What does it mean to bless one another? Is it an invitation to the divine? Is it an expression of good wishes? Is a blessing something we say or something we do—a religious ritual or a way of living our lives?
For years, blessings baffled me, and I think other people could tell.
Two decades ago I was one of an interfaith group of summer chaplain interns at the National Institutes of Health Clinical Center. One of the things I appreciated about our group was the effort everyone made to respect each other’s diverse religious paths—even my Unitarian Universalist humanism, about which I was a lot more defensive and absolutist at 23 than I am today. Then, one day, it happened.
Sister Antonia, the Franciscan nun in our group, automatically said, “Bless you!” and then she blanched. “Oh,” she said, “I mean, if that’s okay.” I told her I was happy to receive blessings in whatever theology anybody wanted to give them, and in that moment I made a commitment to myself to relax more about religious language. By the end of that summer, I had learned to pray with patients in the words they needed to hear. Appreciating the act of blessing became part of my growth in religion and ministry.
It’s such a simple thing to say. “Bless you.” But I used to think that outside of a sneeze, it was something only a priest might do, bestowing some kind of divine authority and intention that I
didn’t believe worked that way. Saying “Bless you” felt very awkward, until I came to learn how important the act of blessing can be, and that there doesn’t have to be anything magical about it.

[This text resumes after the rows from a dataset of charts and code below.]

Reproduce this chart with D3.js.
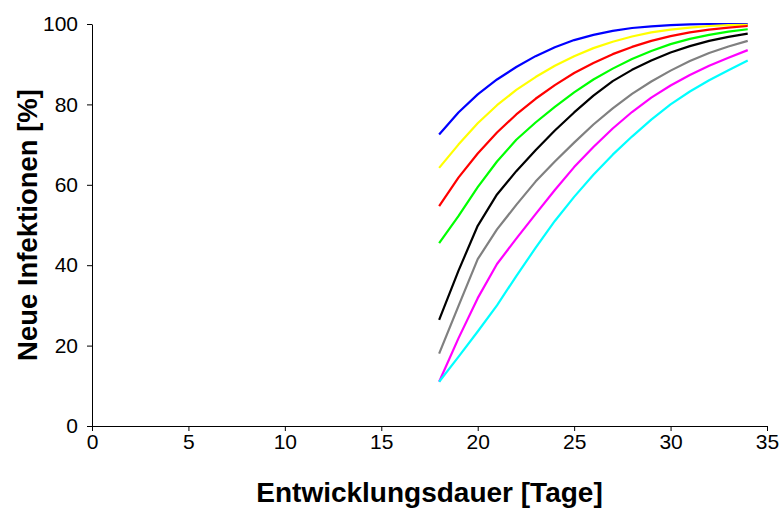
<!DOCTYPE html>
<html>
<head>
<meta charset="utf-8">
<script src="https://cdn.jsdelivr.net/npm/d3@7"></script>
<style>
    body { margin: 0; background: #fff; }
    svg { display: block; font-family: "Liberation Sans", Arial, sans-serif; }
</style>
</head>
<body>
<script>
const DAYS = [18, 19, 20, 21, 22, 23, 24, 25, 26, 27, 28, 29, 30, 31, 32, 33, 34];

const BLUE    = [72.5, 78, 82.5, 86.2, 89.3, 92, 94.2, 96, 97.3, 98.3, 99, 99.4, 99.7, 99.9, 100, 100, 100];
const YELLOW  = [64.2, 70, 75.3, 79.8, 83.6, 86.8, 89.6, 92, 94, 95.6, 96.9, 97.9, 98.6, 99.1, 99.5, 99.7, 99.8];
const RED     = [54.7, 61.8, 67.8, 73, 77.5, 81.4, 84.8, 87.8, 90.3, 92.5, 94.3, 95.8, 97, 97.9, 98.6, 99.1, 99.5];
const GREEN   = [45.5, 52.2, 59.4, 65.8, 71.2, 75.5, 79.4, 83, 86.2, 88.9, 91.3, 93.3, 95, 96.3, 97.3, 98.1, 98.7];
const BLACK   = [26.4, 38.6, 49.8, 57.6, 63.4, 68.6, 73.5, 78, 82.2, 85.8, 88.6, 90.9, 92.9, 94.5, 95.8, 96.8, 97.6];
const GRAY    = [18, 29.8, 41.5, 48.9, 55, 60.8, 65.8, 70.5, 75, 79, 82.6, 85.7, 88.4, 90.8, 92.8, 94.4, 95.8];
const MAGENTA = [11, 21.8, 31.8, 40.3, 46.6, 52.7, 58.7, 64.4, 69.4, 74, 78.1, 81.7, 84.7, 87.3, 89.6, 91.6, 93.5];
const CYAN    = [11, 17.2, 23.5, 30, 37.3, 44.3, 51, 57, 62.5, 67.5, 72, 76.2, 80, 83.2, 86, 88.5, 90.9];

const SERIES = [
    { color: "#0000ff", values: BLUE },
    { color: "#ffff00", values: YELLOW },
    { color: "#ff0000", values: RED },
    { color: "#00ff00", values: GREEN },
    { color: "#000000", values: BLACK },
    { color: "#808080", values: GRAY },
    { color: "#ff00ff", values: MAGENTA },
    { color: "#00ffff", values: CYAN }
];

const X_TICKS = [0, 5, 10, 15, 20, 25, 30, 35];
const Y_TICKS = [0, 20, 40, 60, 80, 100];

const width = 780, height = 508;
const margin = { top: 24, right: 13, bottom: 82, left: 92 };

const svg = d3.select("body").append("svg")
    .attr("width", width)
    .attr("height", height);

const x = d3.scaleLinear([0, 35], [margin.left, width - margin.right]);
const y = d3.scaleLinear([0, 100], [height - margin.bottom, margin.top]);

// axes
const xAxis = svg.append("g")
    .attr("transform", `translate(0, ${y(0)})`)
    .call(d3.axisBottom(x).tickValues(X_TICKS).tickSize(5).tickSizeOuter(0).tickPadding(3));

const yAxis = svg.append("g")
    .attr("transform", `translate(${x(0)}, 0)`)
    .call(d3.axisLeft(y).tickValues(Y_TICKS).tickSize(5).tickSizeOuter(0).tickPadding(9));

[xAxis, yAxis].forEach(g => {
    g.select(".domain").attr("stroke", "#000").attr("stroke-width", 1);
    g.selectAll(".tick line").attr("stroke", "#000");
    g.selectAll("text")
        .attr("fill", "#000")
        .style("font-size", "21px")
        .style("font-family", "'Liberation Sans', Arial, sans-serif");
});

// lines
const line = d3.line()
    .x((d, i) => x(DAYS[i]))
    .y(d => y(d));

svg.append("g")
    .selectAll("path")
    .data(SERIES)
    .join("path")
    .attr("d", d => line(d.values))
    .attr("fill", "none")
    .attr("stroke", d => d.color)
    .attr("stroke-width", 2.2)
    .attr("stroke-linejoin", "round");

// axis titles
svg.append("text")
    .attr("x", (x(0) + x(35)) / 2)
    .attr("y", 502)
    .attr("text-anchor", "middle")
    .style("font-size", "28px")
    .style("font-weight", "bold")
    .text("Entwicklungsdauer [Tage]");

svg.append("text")
    .attr("transform", `translate(37, ${(y(0) + y(100)) / 2}) rotate(-90)`)
    .attr("text-anchor", "middle")
    .style("font-size", "27.5px")
    .style("font-weight", "bold")
    .text("Neue Infektionen [%]");
</script>
</body>
</html>
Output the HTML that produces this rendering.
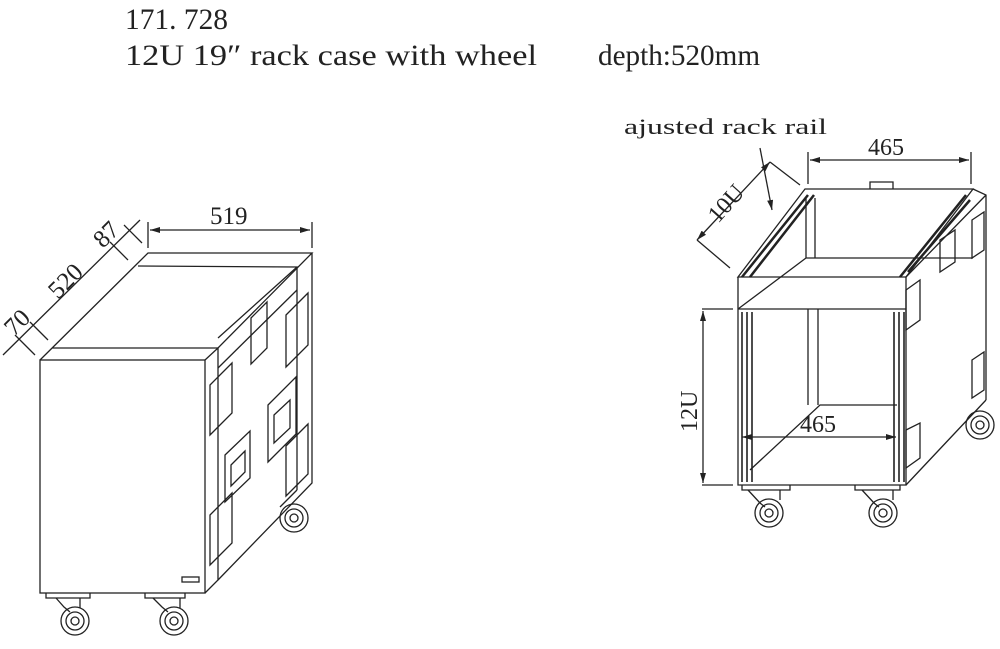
<!DOCTYPE html>
<html><head><meta charset="utf-8"><style>
html,body{margin:0;padding:0;background:#fff;width:1000px;height:649px;overflow:hidden}
svg{display:block}
text{font-family:"Liberation Serif",serif;fill:#222}
</style></head><body>
<svg width="1000" height="649" viewBox="0 0 1000 649" fill="none" stroke="#222" stroke-width="1.3">
<defs><marker id="a" markerWidth="10" markerHeight="6" refX="10" refY="3" orient="auto-start-reverse" markerUnits="userSpaceOnUse"><path d="M0,0 L10,3 L0,6 z" fill="#222" stroke="none"/></marker></defs>
<text x="125" y="29" font-size="30" textLength="103" lengthAdjust="spacingAndGlyphs" stroke="none">171. 728</text>
<text x="125" y="65" font-size="30" textLength="412" lengthAdjust="spacingAndGlyphs" stroke="none">12U 19″ rack case with wheel</text>
<text x="598" y="65" font-size="30" textLength="162" lengthAdjust="spacingAndGlyphs" stroke="none">depth:520mm</text>

<!-- LEFT CASE -->
<rect x="40" y="360" width="165" height="233"/>
<path d="M205,360 L218,348 L218,580 L205,593"/>
<path d="M40,360 L148,253 L312,253 L218,348 L52,348"/>
<path d="M138,266 L297,267 L218,338"/>
<path d="M297,267 L297,490 M312,253 L312,483 L218,580"/>
<path d="M218,368 L297,290"/>
<path d="M297,490 L280,507"/>
<path d="M251,318 L267,302 L267,348 L251,364z M286,315 L308,293 L308,345 L286,367z M210,385 L232,363 L232,413 L210,435z M268,405 L296,377 L296,434 L268,462z M274,415 L290,400 L290,428 L274,443z M225,455 L250,431 L250,478 L225,502z M231,465 L245,451 L245,472 L231,486z M286,446 L308,424 L308,474 L286,496z M210,515 L232,493 L232,543 L210,565z"/>
<rect x="182" y="577" width="17" height="5"/>
<path d="M46,593 L46,598 L90,598 L90,593 M145,593 L145,598 L185,598 L185,593"/>
<path d="M56,598 L64,607 L70,612 M80,598 L80,608 M153,598 L162,607 L168,612 M180,598 L180,608"/>
<circle cx="75" cy="621" r="14"/><circle cx="75" cy="621" r="9"/><circle cx="75" cy="621" r="4"/>
<circle cx="174" cy="621" r="14"/><circle cx="174" cy="621" r="9"/><circle cx="174" cy="621" r="4"/>
<circle cx="294" cy="518" r="14"/><circle cx="294" cy="518" r="9"/><circle cx="294" cy="518" r="4"/>
<path d="M148,248 L148,222 M312,248 L312,222"/>
<path d="M150,230 L310,230" marker-start="url(#a)" marker-end="url(#a)"/>
<text x="210" y="224" font-size="25" stroke="none">519</text>
<path d="M3,355 L140,220" />
<path d="M35,355 L15,335 M48,340 L30,322 M128,260 L110,242 M142,243 L124,225"/>
<text font-size="25" stroke="none" transform="translate(58,300) rotate(-45)">520</text>
<text font-size="25" stroke="none" transform="translate(14,337) rotate(-45)">70</text>
<text font-size="25" stroke="none" transform="translate(103,249) rotate(-45)">87</text>

<!-- RIGHT CASE -->
<text x="624" y="134" font-size="22" textLength="203" lengthAdjust="spacingAndGlyphs" stroke="none">ajusted rack rail</text>
<path d="M738,277 L805,189 L973,189 L906,277 Z"/>
<path d="M738,277 L738,485 L906,485 L906,277"/>
<path d="M738,309 L906,309 M738,309 L806,258 M806,198 L806,258 M815,198 L815,258 M806,258 L973,258"/>
<path d="M973,189 L986,195 L986,400 M906,277 L986,195"/>
<path d="M906,485 L986,400 M750,470 L820,405 L897,405"/>
<path d="M808,309 L808,405 M818,309 L818,405"/>
<path d="M742,277 L808,195 M750,277 L814,195 M900,277 L966,195 M908,272 L970,200" stroke-width="2.5"/>
<path d="M742,312 L742,482 M747,312 L747,482 M752,312 L752,482 M894,312 L894,482 M899,312 L899,482 M904,312 L904,482" stroke-width="1.6"/>
<path d="M870,189 L870,182 L893,182 L893,189"/>
<path d="M940,240 L955,230 L955,262 L940,272z M972,220 L984,212 L984,250 L972,258z M906,290 L920,280 L920,320 L906,330z M972,360 L984,352 L984,390 L972,398z M906,430 L920,423 L920,458 L906,468z"/>
<path d="M808,184 L808,152 M971,184 L971,152"/>
<path d="M810,160 L969,160" marker-start="url(#a)" marker-end="url(#a)"/>
<text x="868" y="155" font-size="24" stroke="none">465</text>
<path d="M697,240 L770,162" marker-start="url(#a)" marker-end="url(#a)"/>
<path d="M697,240 L730,268 M770,162 L800,185"/>
<text font-size="24" stroke="none" transform="translate(718,224) rotate(-48)">10U</text>
<path d="M760,148 L772,210" marker-end="url(#a)"/>
<path d="M702,309 L733,309 M702,485 L733,485"/>
<path d="M703,311 L703,483" marker-start="url(#a)" marker-end="url(#a)"/>
<text font-size="24" stroke="none" transform="translate(697,432) rotate(-90)">12U</text>
<path d="M742,437 L896,437" marker-start="url(#a)" marker-end="url(#a)"/>
<text x="800" y="432" font-size="24" stroke="none">465</text>
<path d="M742,485 L742,490 L790,490 L790,485 M855,485 L855,490 L900,490 L900,485"/>
<path d="M748,490 L760,503 L765,507 M780,490 L780,500 M862,490 L874,503 L879,507 M893,490 L893,500"/>
<circle cx="769" cy="513" r="14"/><circle cx="769" cy="513" r="9"/><circle cx="769" cy="513" r="4"/>
<circle cx="883" cy="513" r="14"/><circle cx="883" cy="513" r="9"/><circle cx="883" cy="513" r="4"/>
<circle cx="980" cy="425" r="14"/><circle cx="980" cy="425" r="9"/><circle cx="980" cy="425" r="4"/>
</svg>
</body></html>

When we bless children in our congregations as part of a dedication service, our blessing is both a prayer and a promise. We pray that they will grow healthy and wise and full of wonder, that they will know hope and peace in their lives, that they will be comfort-able within themselves. We promise to love them, to care for them, and to pay attention to their needs, not only as parents but as a community.
That is what a blessing should be—a prayer and a promise.
I believe that Unitarian Universalists are thirsty for blessing.
A blessing is food for the soul—a way of nurturing one another that goes beyond platitudes and becomes the way that we choose to live. We might not always use the word, but when we reach toward one another with an offering of care, support, or simply the presence of our hearts, we become blessings in each other’s lives.
I once served a congregation that made a point to send valentines to members who had been ill, or who were homebound or in nursing facilities. I will never forget the member who told me, with tears in her eyes, how much difference that simple act made in her life. “Thank you,” she said. “It was incredibly nice to be thought of.” She talked about how hard it is to be away from the community which means so much to her, and how the cards brought connection and hope. It was a blessing.
We are thirsty for blessings.
When we are grieving, when we are going through a difficult time, or wrestling with a hard decision, the blessings we find in community and the blessings we give to one another, bring us courage and give us hope, keeping us grounded in reality and in the goodness of life.
We are thirsty for blessings.
When we are filled with joy, there are few blessings greater than to be part of a community in which we can share the fullness of our hearts, knowing that there are people who care, and who walk with us in celebration as much as in sorrow.
We are thirsty for blessings, and so I ask of you this: Bless one another. Whatever form your blessing might take, whether you use the word or simply bless with your actions, be a blessing to the people around you.
Listen to them. Let your love and compassion come through. Stand with one another, a presence without judgment, a comfort and an encouragement. You don’t need to solve all of the problems or make everything better; that is probably beyond your power. Just bless one another. And mean it.
This is the simplest way that I know to live a spirit-filled life, and you may never know the impact of your simple blessing—your words, your patience, your moment of remembering and caring for another soul. Bless one another.